I've been back a little over 24 hours, and I'm already wallowing in abject misery. The cold and pink eye aside (by the way, Mary, if your doctor hasn't figured out that it is, in fact, pink eye, you need to find another doctor), my mother has started smoking inside again. She used to smoke outside, but not anymore. I'm allergic to cigarette smoke, and so I'm itchy, my eyes burn, my throat is closing up and I can barely breathe.

My grandmother has gotten worse. Worse than she was at Christmas, even. Let's suffice it to say that I had to wait 6 hours to take a shower this morning and we have to install a lock on the inside of my bedroom door. I know my mother needs help and needs some time away from this mad house, but that doesn't make dealing with Gram any easier. Especially when she thinks she's in a nursing home and gets really hostile because she hates nursing homes.

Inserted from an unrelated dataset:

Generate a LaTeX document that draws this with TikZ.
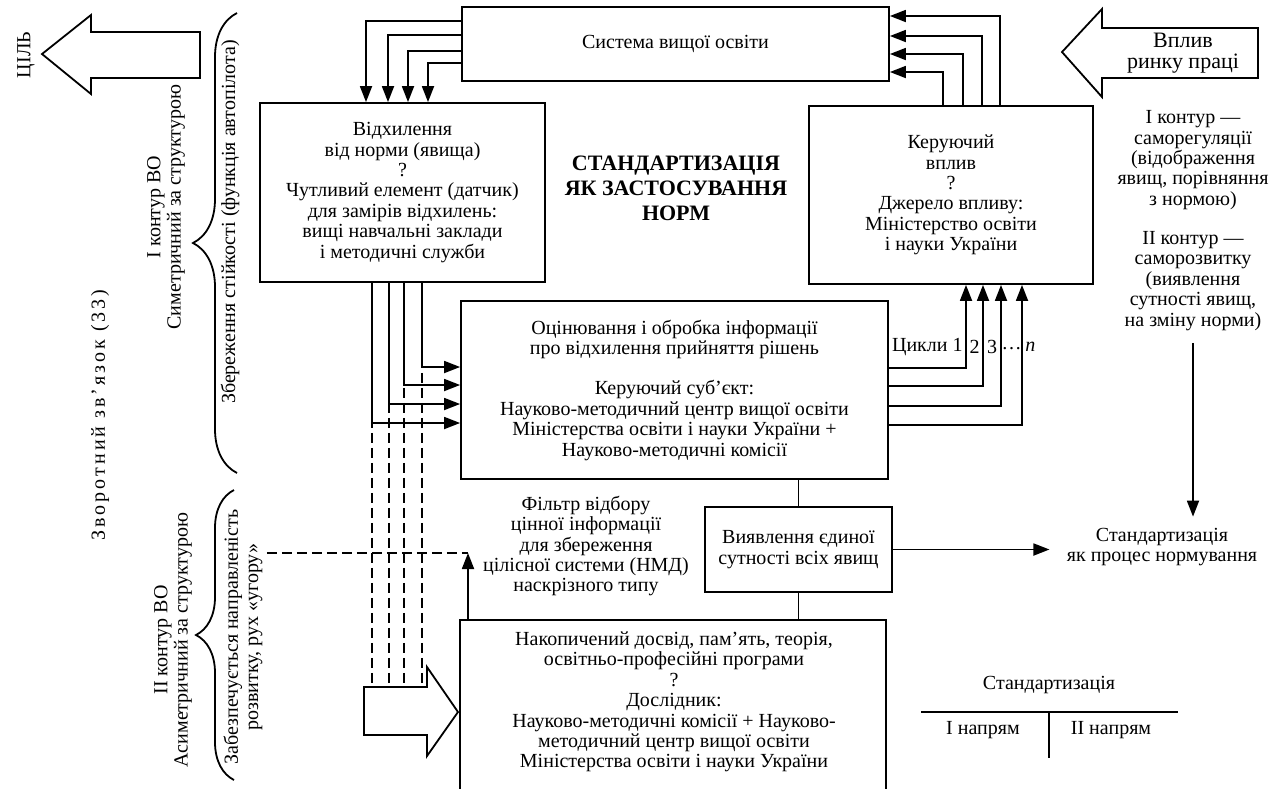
\documentclass[tikz,border=0pt]{standalone}
\usepackage{fontspec}
\setmainfont{Liberation Serif}
\usetikzlibrary{arrows.meta,decorations.pathreplacing}

\begin{document}
\begin{tikzpicture}[x=0.5pt,y=-0.5pt,
		font=\fontsize{10pt}{10.2pt}\selectfont,
		every node/.style={inner sep=0pt,align=center},
		box/.style={draw,line width=0.9pt},
		line/.style={line width=0.9pt},
		arr/.style={line width=0.9pt,-{Triangle[length=8pt,width=6pt]}},
		dline/.style={line width=0.9pt,dash pattern=on 5pt off 2.5pt},
		bigarrow/.style={draw,line width=0.9pt},
		vtext/.style={rotate=90},
		curly/.style={line width=0.9pt,decorate,decoration={brace,amplitude=#1}}]
	\useasboundingbox (0,0) rectangle (1285,788);
	\clip (0,0) rectangle (1285,788);
	\node[box,minimum width=213.5pt,minimum height=37pt] (sys) at (675.5,44) {Система вищої освіти};
	\node[box,minimum width=142.5pt,minimum height=89.5pt] (dev) at (402.5,192.5) {Відхилення\\від норми (явища)\\?\\Чутливий елемент (датчик)\\для замірів відхилень:\\вищі навчальні заклади\\і методичні служби};
	\node[box,minimum width=142pt,minimum height=89pt] (ctrl) at (951,195) {Керуючий\\вплив\\?\\Джерело впливу:\\Міністерство освіти\\і науки України};
	\node[font=\fontsize{11pt}{12.5pt}\selectfont\bfseries] (title) at (676,188) {СТАНДАРТИЗАЦІЯ\\ЯК ЗАСТОСУВАННЯ\\НОРМ};
	\node[box,minimum width=213.5pt,minimum height=89pt] (eval) at (674.5,390) {Оцінювання і обробка інформації\\про відхилення прийняття рішень\\[10pt]Керуючий суб’єкт:\\Науково-методичний центр вищої освіти\\Міністерства освіти і науки України +\\Науково-методичні комісії};
	\node[box,minimum width=93.5pt,minimum height=42.5pt] (find) at (798.5,549.5) {Виявлення єдиної\\сутності всіх явищ};
	\node[box,minimum width=213pt,minimum height=90pt] (acc) at (673,710) {};
	\node (acctext) at (674,702) {Накопичений досвід, пам’ять, теорія,\\освітньо-професійні програми\\?\\Дослідник:\\Науково-методичні комісії + Науково-\\методичний центр вищої освіти\\Міністерства освіти і науки України};
	\node (filter) at (586,546) {Фільтр відбору\\цінної інформації\\для збереження\\цілісної системи (НМД)\\наскрізного типу};
	\node (std) at (1162,547) {Стандартизація\\як процес нормування};
	\node (k1) at (1193,160) {I контур —\\саморегуляції\\(відображення\\явищ, порівняння\\з нормою)};
	\node (k2) at (1193,281) {II контур —\\саморозвитку\\(виявлення\\сутності явищ,\\на зміну норми)};
	\draw[bigarrow] (200,32) -- (91,32) -- (91,15) -- (42,54) -- (91,94) -- (91,78) -- (200,78) -- cycle;
	\draw[bigarrow] (1258,28) -- (1102,28) -- (1102,9) -- (1062,52) -- (1102,97) -- (1102,78) -- (1258,78) -- cycle;
	\draw[bigarrow] (364,687) -- (427,687) -- (427,667) -- (458,712) -- (427,756) -- (427,735) -- (364,735) -- cycle;
	\coordinate (fbtop) at (364,687);
	\node[font=\fontsize{11pt}{10.5pt}\selectfont] (market) at (1183,53) {Вплив\\ринку праці};
	\node[vtext] (goal) at (26,55) {ЦІЛЬ};
	\node[vtext,font=\fontsize{10pt}{10.2pt}\selectfont\addfontfeatures{LetterSpace=15}] (feedback) at (100,415) {Зворотний зв’язок (33)};
	\node[vtext] (loop1) at (166,207) {I контур ВО\\Симетричний за структурою};
	\node[vtext] (stab) at (230,222) {Збереження стійкості (функція автопілота)};
	\node[vtext] (loop2) at (173,640) {II контур ВО\\Асиметричний за структурою};
	\node[vtext] (dir) at (243,637) {Забезпечується направленість\\розвитку, рух «угору»};
	\draw[curly=22pt] (237,473) -- (237,13);
	\draw[curly=19pt] (234,780) -- (234,490);
	\node[anchor=east] (cyc1) at (963,347) {Цикли 1};
	\node (cyc2) at (974.5,347) {2};
	\node (cyc3) at (992,347) {3};
	\node (cycd) at (1011.5,349) {…};
	\node[anchor=west] (cycn) at (1025,347) {\textit{n}};
	\foreach \yy/\xx in {21/366,35/388,51/408,63/428}
		\draw[arr] (sys.west |- 0,\yy) -| (\xx,0 |- dev.north);
	\foreach \xx/\yy in {943/72,963/54,982/36,1000/16}
		\draw[arr] (\xx,0 |- ctrl.north) |- (sys.east |- 0,\yy);
	\foreach \xx/\yy in {372/423,389/404,404/385,422/367} {
		\draw[dline] (\xx,0 |- dev.south) -- (\xx,0 |- fbtop);
		\draw[arr] (\xx,0 |- dev.south) |- (eval.west |- 0,\yy);
	}
	\foreach \yy/\xx in {368/966,386/983,406/1001,425/1022}
		\draw[arr] (eval.east |- 0,\yy) -| (\xx,0 |- ctrl.south);
	\draw[line] (eval.south -| find.north) -- (find.north);
	\draw[line] (find.south) -- (find.south |- acc.north);
	\draw[arr,shorten >=8.5pt] (find.east) -- (find.east -| std.west);
	\draw[arr,shorten <=6pt,shorten >=5.5pt] (k2.south) -- (k2.south |- std.north);
	\coordinate (djoin) at (468,553);
	\draw[dline,shorten <=2pt] (dir.south |- djoin) -- (djoin);
	\draw[arr] (acc.north -| djoin) -- (djoin);
	\node (tabhead) at (1049,685) {Стандартизація};
	\node (dir1) at (983,730) {I напрям};
	\node (dir2) at (1111,730) {II напрям};
	\coordinate (tl) at (921,712);
	\coordinate (tr) at (1178,712);
	\draw[line] (tl) -- (tr);
	\draw[line] (tabhead |- tl) -- ++(0,46);
\end{tikzpicture}
\end{document}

Then there's my mother. Don't get me wrong, I love her a lot and she's thrilled to have me home. But she's still a mother. I just don't have the patience for constant mothering anymore. I made the mistake of telling her that Liz and I think I am anemic. Ever since then, she's been harping on me about it. When I went to the doctor today to get some meds for the pink eye, she told me to ask him about it, get some blood taken, and get perscription strength iron stuff. When I didn't do that, she yelled at me and muttered to herself that she should have gone with me to talk to the doctor. Because at 23 freaking years old, I can't possible make these decisions for myself. And this is just the beginning. Expect more rants in the future, after the novelty of having me home wears off.


But mostly, I'm upset that I'm separated from my friends. This is going to sound super pathetic, but this is the first time in my life that I've had real friends that I can count on. I'm not good at making friends, and up until now the friends that I had were either more like acquaintances or were incredibly fucked up. My best friend since junior high, Tina, was one of the latter. As much as I loved her (and still do), she was downright abusive some of the time. She had a lot of personal problems that she took out on me. I was lonely, weak, and in some warped way, I guess I thought I was helping her by letting her get her anger out. She's a lot better now, but of course, I don't live near her anymore :(

My sister Brook is awesome and hilarious, but she's much more conservative than me, and there's a lot I can't tell her for the same reason I can't tell my parents. She won't understand and she'll freak out. It's hard to hide large parts of yourself from someone you're close to.

Monika...well, those of you who know the Monika story know what a fucking mess that was.

Corey's a nice person, but I couldn't count on him. His substance use and depression issues were always a bigger part of his life. Also, I think if we'd stayed together much longer, bedroom issues would have eventually arisen.

And those are the only people I have ever been really close to. Ever. You guys in Laramie are not only fairly well adjusted, but I feel like I can count on you if I need help. It's the first time I've ever felt like I was any sort of a priority for my friends. It just really hurts to have left that behind. That's why I cried so much the day I left (sorry about that, by the way).

I hate it here and I want to come home.

4 Comments:

Blogger Nerdygirl said...

We love you too honey. If you want, you can come live with Dora and I. And god knows, we're online or a phone call away if you need us...

...cause we need you too punk'in.

9:20 PM  
Blogger Linus said...

Come home when you're ready, darlin'. We'll find a place for you and Rainbow (AND your stuff). :)

12:54 AM  
Blogger Claytonian said...

I miss you, and your soft brown eyes.

1:03 AM  
Blogger Rachel said...

At least you know that we're wallowing too.